With the clients' agreement, they purchase such pieces of equipment as shower seats and elevated toilet seats. Workers from Jewish Vocational Service install aids like support bars and handrails.

Where needed, they improve lighting and rearrange furniture; for example, they put chairs with arms at the kitchen table to offer support or remove clutter and scatter rugs that could cause tripping.

Of the 100 clients served in the program's first year, including Rose, not one has suffered a serious fall.

JFS hopes to reach another 100 seniors this year.

Despite the overwhelming benefits, relatively few seniors receive the preventive measures they need because of the expense involved. Medicare and insurance will cover the cost of fall prevention equipment only for someone who has already been injured in a fall.

To finance its Ounce of Prevention outreach, JFS had to seek its own funding. That came in the form of a grant from the Jewish Community Endowment Foundation of the Jewish Federation of Central New Jersey. This year, the endowment foundation has again funded the program, with a grant of $15,400 the first year and $16,400 the second year.

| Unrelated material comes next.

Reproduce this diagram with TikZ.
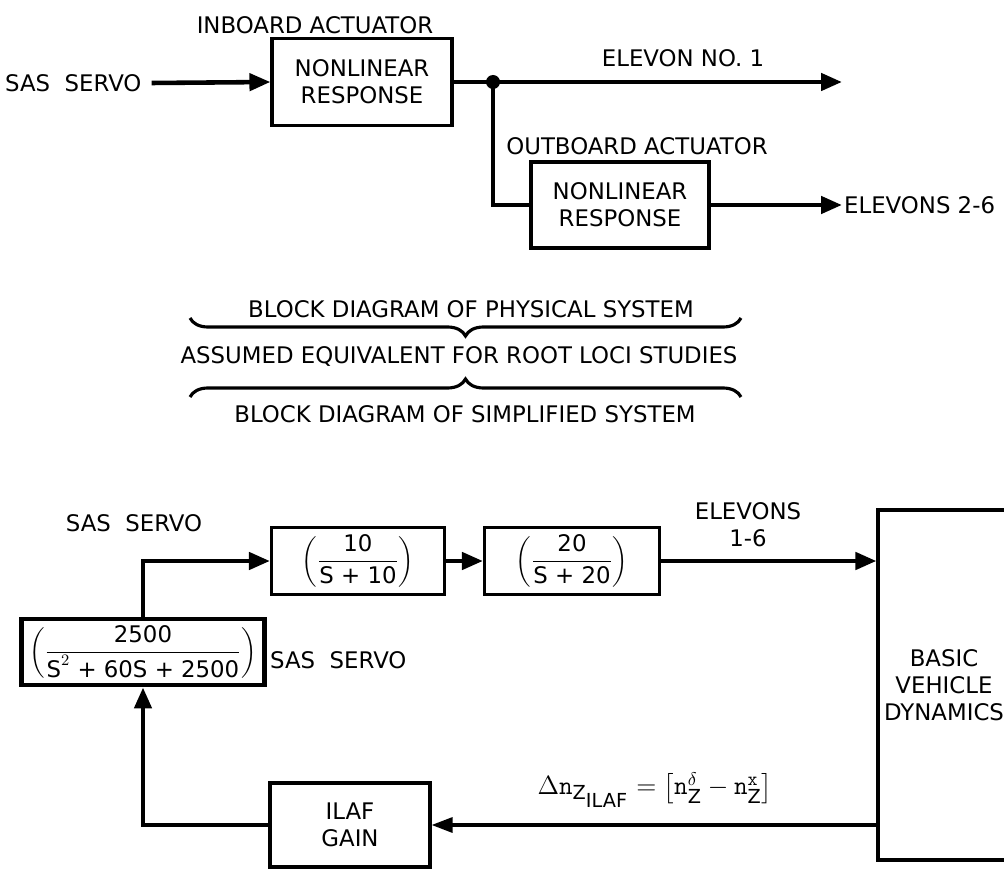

The foundation doesn't cover any single program for more than two years, so JFS has to find another source of money for next year.

JFS executive director Tom Beck said he would like to see a more permanent form of funding for the program. "It saves people from physical and emotional pain, and it makes financial sense," he said. "The hospital costs for treating one person who falls and breaks a hip, say, can be higher than the cost of this whole program."

Making changes

Rose sought help from JFS when she grew afraid that even ordinary activity around the house might result in a fall. She is quite fit, but she has shaky spells that she was told are from a Parkinson's condition, though not full-blown Parkinson's disease. "When I get excited or nervous, I get wobbly," she said.

She is determined to stay put in the home she loves. It is set right next to a playing field where, weather permitting and with the help of a walking frame, she often does a mile around the track. She and her husband, Sid, who died 10 years ago, had the house built 46 years ago and brought up their two sons there.

Compared to some people her age, Rose has her life well organized. Her two sons live nearby and bring their children — five boys in all — to visit her. A friend picks her up to go to synagogue services or to seniors' exercise classes at the YM-YWHA of Union County in Union, and JFS transport takes her to the doctor. On two cords around her neck she carries a button that connects to an emergency service, and a cell phone.

But despite all that, she is alone most of the time, and the falls were becoming more frequent. Karen Winter, a home care nurse who has worked with JFS for about 18 months, visited her house and assessed her needs.

Within a week, the necessary equipment had been purchased, and workers from JVS had installed the bars. But, Winter said, making changes can sometimes take time and repeated persuasion, even with someone as clear and astute as Rose.

Tackling Rose's difficulties getting in and out of the tub, Winter on a recent visit asked her, "What about the transition seat we gave you?" Winter went to the bedroom and came back with a six-legged plastic and aluminum chair, with the manufacturer's tag still attached. She set it in the tub, with two legs outside, resting on the floor. "Oh, that's how it's meant to go," Rose said, her face lighting up.

With a little prompting, she sat on the seat and lifted her feet into the tub. "This is much better," she exclaimed. She lifted her legs out and — holding the vertical bar — stood up without hesitation, clearly delighted with the new arrangement.

"Don't use my real name," Rose asked this reporter. "I don't want my friends to get jealous of all this help I'm getting."

Winter told her that if those friends were to become JFS clients, they can also request such services. Whether they get them or not depends on the waiting list and whether funding is found to expand this program and the others the agency offers to help people like Rose stay safely in their own homes.